◆ Record extracts:
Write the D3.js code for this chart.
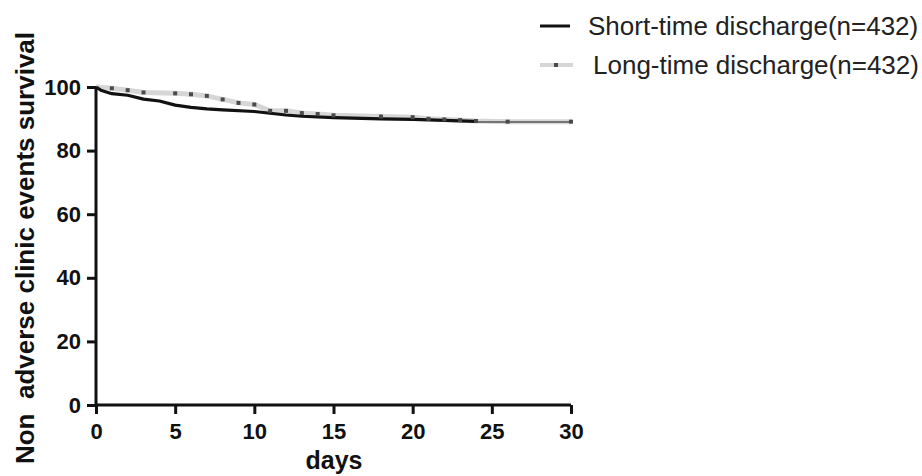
<!DOCTYPE html>
<html><head><meta charset="utf-8">
<script src="https://cdn.jsdelivr.net/npm/d3@7"></script>
<style>body{margin:0;background:#fff}svg{display:block}text{font-family:"Liberation Sans",Arial,sans-serif}</style>
</head><body><svg id="c" width="922" height="476"></svg>
<script>
const xTicks = [0,5,10,15,20,25,30];
const yTicks = [0,20,40,60,80,100];
const shortDays = [0,0.3,1,2,3,4,5,6,7,8,10,12,13,15,18,20,22,24];
const shortSurv = [100,99,97.9,97.4,96.2,95.6,94.3,93.6,93.1,92.8,92.3,91.2,90.8,90.4,90.0,89.8,89.5,89.2];
const shortTailDays = [24,30];
const shortTailSurv = [89.0,89.0];
const longDays = [0,1,2,3,5,6,7,8,9,10,11,12,13,14,15,18,20,21,22,23,24,26,30];
const longSurv = [100,99.6,99.0,98.3,98.0,97.7,97.2,96.1,95.0,94.5,92.5,92.5,91.8,91.5,91.1,90.7,90.5,90.0,89.8,89.6,89.3,89.1,89.1];
const censorDays = [1,2,3,5,6,7,8,9,10,11,12,13,14,15,18,20,21,22,23,24,26,30];
const censorSurv = [99.6,99.0,98.3,98.0,97.7,97.2,96.1,95.0,94.5,92.5,92.5,91.8,91.5,91.1,90.7,90.5,90.0,89.8,89.6,89.3,89.1,89.1];
const legendLabels = ["Short-time discharge(n=432)","Long-time discharge(n=432)"];

const svg = d3.select("#c");
const x = d3.scaleLinear().domain([0,30]).range([96,571]);
const y = d3.scaleLinear().domain([0,100]).range([405,87]);

const line = d3.line().x(d=>x(d[0])).y(d=>y(d[1]));
const longPts = longDays.map((d,i)=>[d,longSurv[i]]);
svg.append("path").attr("d",line(longPts)).attr("fill","none").attr("stroke","#d6d6d6").attr("stroke-width",5);
const shortPts = shortDays.map((d,i)=>[d,shortSurv[i]]);
svg.append("path").attr("d",line(shortPts)).attr("fill","none").attr("stroke","#111").attr("stroke-width",3.2).attr("stroke-linejoin","round");
const tailPts = shortTailDays.map((d,i)=>[d,shortTailSurv[i]]);
svg.append("path").attr("d",line(tailPts)).attr("fill","none").attr("stroke","#555").attr("stroke-width",1.6);
svg.selectAll("rect.cm").data(censorDays.map((d,i)=>[d,censorSurv[i]])).enter().append("rect")
  .attr("x",d=>x(d[0])-2).attr("y",d=>y(d[1])-2).attr("width",4).attr("height",4).attr("fill","#4a4a4a");

// axes
const xAxis = d3.axisBottom(x).tickValues(xTicks).tickSize(9).tickPadding(9);
const gx = svg.append("g").attr("transform","translate(0,405)").call(xAxis);
const yAxis = d3.axisLeft(y).tickValues(yTicks).tickSize(9).tickPadding(6);
const gy = svg.append("g").attr("transform","translate(96,0)").call(yAxis);
[gx,gy].forEach(g=>{
  g.select(".domain").attr("stroke","#111").attr("stroke-width",3);
  g.selectAll(".tick line").attr("stroke","#111").attr("stroke-width",3);
  g.selectAll(".tick text").attr("fill","#111").style("font-size","22px").style("font-weight","bold").style("font-family","'Liberation Sans',Arial,sans-serif");
});
gx.select(".domain").attr("d","M96,0H571");
gy.select(".domain").attr("d","M0,405V87");

svg.append("text").attr("x",334).attr("y",469).attr("text-anchor","middle").style("font-size","25px").style("font-weight","bold").attr("fill","#111").text("days");
svg.append("text").attr("transform","translate(34,248) rotate(-90)").attr("text-anchor","middle").style("font-size","26px").style("font-weight","bold").attr("fill","#111").attr("xml:space","preserve").style("white-space","pre").text("Non  adverse clinic events survival");

// legend
svg.append("line").attr("x1",540).attr("x2",570).attr("y1",26).attr("y2",26).attr("stroke","#111").attr("stroke-width",3);
svg.append("line").attr("x1",540).attr("x2",573).attr("y1",65).attr("y2",65).attr("stroke","#d6d6d6").attr("stroke-width",4);
svg.append("rect").attr("x",554).attr("y",63).attr("width",4).attr("height",4).attr("fill","#4a4a4a");
svg.append("text").attr("x",588).attr("y",35).style("font-size","26px").attr("fill","#222").text(legendLabels[0]);
svg.append("text").attr("x",593).attr("y",74).style("font-size","26px").attr("fill","#222").text(legendLabels[1]);
</script></body></html>
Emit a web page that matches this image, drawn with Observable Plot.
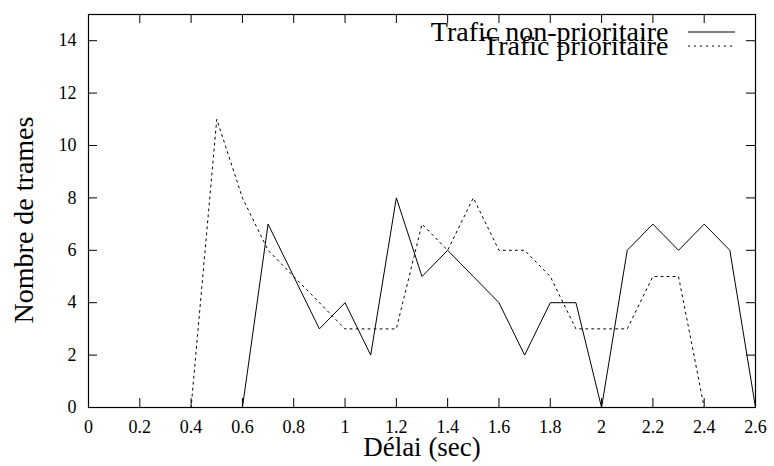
<!DOCTYPE html>
<html>
<head>
<meta charset="utf-8">
<script src="https://cdn.jsdelivr.net/npm/d3@7"></script>
<script src="https://cdn.jsdelivr.net/npm/@observablehq/plot@0.6"></script>
</head>
<body style="margin:0;background:#fff">
<div id="chart"></div>
<script>
const delais = [0,0.1,0.2,0.3,0.4,0.5,0.6,0.7,0.8,0.9,1.0,1.1,1.2,1.3,1.4,1.5,1.6,1.7,1.8,1.9,2.0,2.1,2.2,2.3,2.4,2.5,2.6];
const nonPrioritaire = [0,0,0,0,0,0,0,7,5,3,4,2,8,5,6,5,4,2,4,4,0,6,7,6,7,6,0];
const prioritaire    = [0,0,0,0,0,11,8,6,5,4,3,3,3,7,6,8,6,6,5,3,3,3,5,5,0,0,0];
const xTicks = [0,0.2,0.4,0.6,0.8,1,1.2,1.4,1.6,1.8,2,2.2,2.4,2.6];
const xTickLabels = ["0","0.2","0.4","0.6","0.8","1","1.2","1.4","1.6","1.8","2","2.2","2.4","2.6"];
const yTicks = [0,2,4,6,8,10,12,14];
const seriesNames = ["Trafic non-prioritaire","Trafic prioritaire"];
const xLabel = "Délai (sec)";
const yLabel = "Nombre de trames";

const W = 774, H = 466;
const mL = 88, mR = 19, mT = 14, mB = 59;
const X0 = 0, X1 = 2.6, Y0 = 0, Y1 = 15;
const tickPx = 9;
const tickDy = tickPx / (H - mT - mB) * (Y1 - Y0);
const tickDx = tickPx / (W - mL - mR) * (X1 - X0);

const dataNP = delais.map((d, i) => ({x: d, y: nonPrioritaire[i]}));
const dataP = delais.map((d, i) => ({x: d, y: prioritaire[i]}));
const font = "Liberation Serif";

const chart = Plot.plot({
  width: W, height: H,
  marginLeft: mL, marginRight: mR, marginTop: mT, marginBottom: mB,
  style: {fontFamily: font, fontSize: "18px", background: "#fff", color: "#000"},
  x: {domain: [X0, X1]},
  y: {domain: [Y0, Y1]},
  marks: [
    Plot.axisX({ticks: xTicks, tickFormat: d => xTickLabels[xTicks.indexOf(d)], tickSize: 0, tickPadding: 13, fontSize: 18, label: null}),
    Plot.axisY({ticks: yTicks, tickSize: 0, tickPadding: 12, fontSize: 18, label: null}),
    Plot.ruleX(xTicks, {x: d => d, y1: Y0, y2: Y0 + tickDy, stroke: "#000", strokeWidth: 1}),
    Plot.ruleX(xTicks, {x: d => d, y1: Y1 - tickDy, y2: Y1, stroke: "#000", strokeWidth: 1}),
    Plot.ruleY(yTicks, {y: d => d, x1: X0, x2: X0 + tickDx, stroke: "#000", strokeWidth: 1}),
    Plot.ruleY(yTicks, {y: d => d, x1: X1 - tickDx, x2: X1, stroke: "#000", strokeWidth: 1}),
    Plot.line(dataNP, {x: "x", y: "y", stroke: "#000", strokeWidth: 1}),
    Plot.line(dataP, {x: "x", y: "y", stroke: "#000", strokeWidth: 1, strokeDasharray: "2,4"}),
    Plot.frame({stroke: "#000", strokeWidth: 1.2}),
    Plot.text([xLabel], {frameAnchor: "bottom", dy: 40, lineAnchor: "middle", textAnchor: "middle", fontSize: 27, fill: "#000"}),
    Plot.text([yLabel], {frameAnchor: "left", dx: -64, dy: 9, rotate: -90, textAnchor: "middle", lineAnchor: "middle", fontSize: 28, fill: "#000"}),
    Plot.text([seriesNames[0]], {frameAnchor: "top-right", dx: -87, dy: 18, textAnchor: "end", lineAnchor: "middle", fontSize: 28, fill: "#000"}),
    Plot.text([seriesNames[1]], {frameAnchor: "top-right", dx: -87, dy: 32, textAnchor: "end", lineAnchor: "middle", fontSize: 28, fill: "#000"})
  ]
});
document.getElementById("chart").appendChild(chart);

const svg = d3.select(chart);
svg.selectAll("text").attr("font-family", font).style("font-family", font);
svg.selectAll('g[aria-label="x-axis tick label"], g[aria-label="y-axis tick label"]')
  .attr("font-size", 18).style("font-size", "18px");
// legend line samples
const samples = [{y: 32, dash: null}, {y: 46, dash: "2,4"}];
samples.forEach(s => {
  const l = svg.append("line").attr("x1", 688).attr("x2", 735)
    .attr("y1", s.y).attr("y2", s.y).attr("stroke", "#000").attr("stroke-width", 1);
  if (s.dash) l.attr("stroke-dasharray", s.dash);
});
</script>
</body>
</html>
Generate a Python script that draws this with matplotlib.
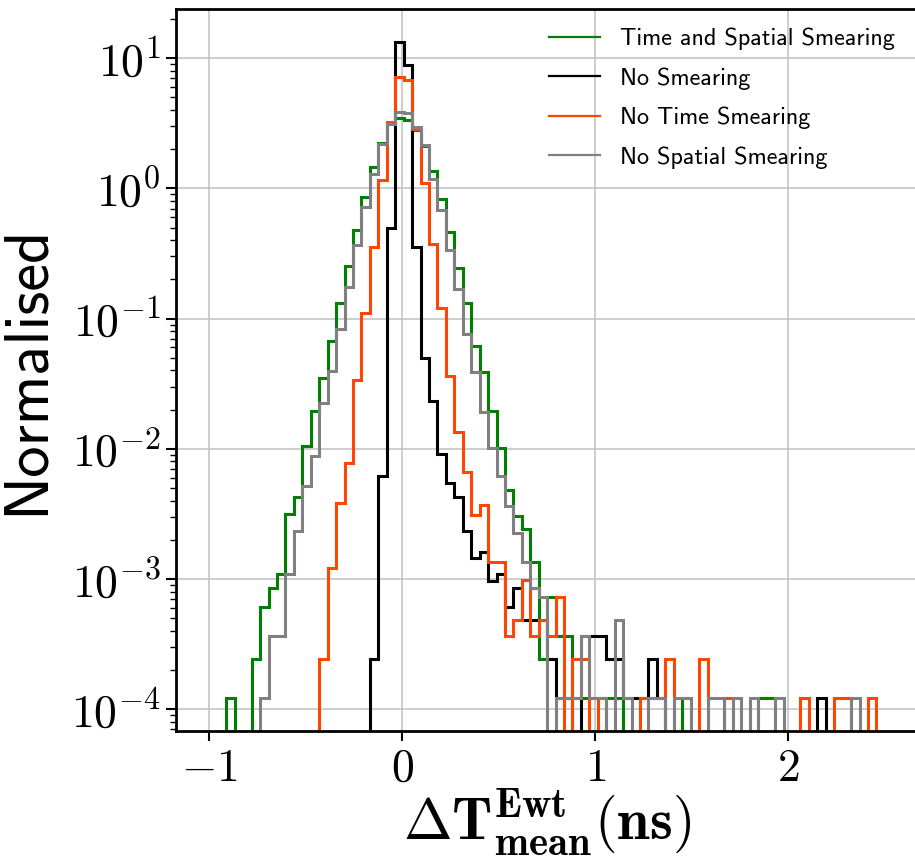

◆ Short exercise:
Everything from the line with "Emit a web page" down to the line with "const tickDx = tickPx" in the data above should be copied exactly, with both end lines kept and the pictures left out.

◆ Written reply:
Emit a web page that matches this image, drawn with Observable Plot.
<!DOCTYPE html>
<html>
<head>
<meta charset="utf-8">
<script src="https://cdn.jsdelivr.net/npm/d3@7"></script>
<script src="https://cdn.jsdelivr.net/npm/@observablehq/plot@0.6"></script>
</head>
<body style="margin:0;background:#fff">
<div id="chart"></div>
<script>
const delais = [0,0.1,0.2,0.3,0.4,0.5,0.6,0.7,0.8,0.9,1.0,1.1,1.2,1.3,1.4,1.5,1.6,1.7,1.8,1.9,2.0,2.1,2.2,2.3,2.4,2.5,2.6];
const nonPrioritaire = [0,0,0,0,0,0,0,7,5,3,4,2,8,5,6,5,4,2,4,4,0,6,7,6,7,6,0];
const prioritaire    = [0,0,0,0,0,11,8,6,5,4,3,3,3,7,6,8,6,6,5,3,3,3,5,5,0,0,0];
const xTicks = [0,0.2,0.4,0.6,0.8,1,1.2,1.4,1.6,1.8,2,2.2,2.4,2.6];
const xTickLabels = ["0","0.2","0.4","0.6","0.8","1","1.2","1.4","1.6","1.8","2","2.2","2.4","2.6"];
const yTicks = [0,2,4,6,8,10,12,14];
const seriesNames = ["Trafic non-prioritaire","Trafic prioritaire"];
const xLabel = "Délai (sec)";
const yLabel = "Nombre de trames";

const W = 774, H = 466;
const mL = 88, mR = 19, mT = 14, mB = 59;
const X0 = 0, X1 = 2.6, Y0 = 0, Y1 = 15;
const tickPx = 9;
const tickDy = tickPx / (H - mT - mB) * (Y1 - Y0);
const tickDx = tickPx / (W - mL - mR) * (X1 - X0);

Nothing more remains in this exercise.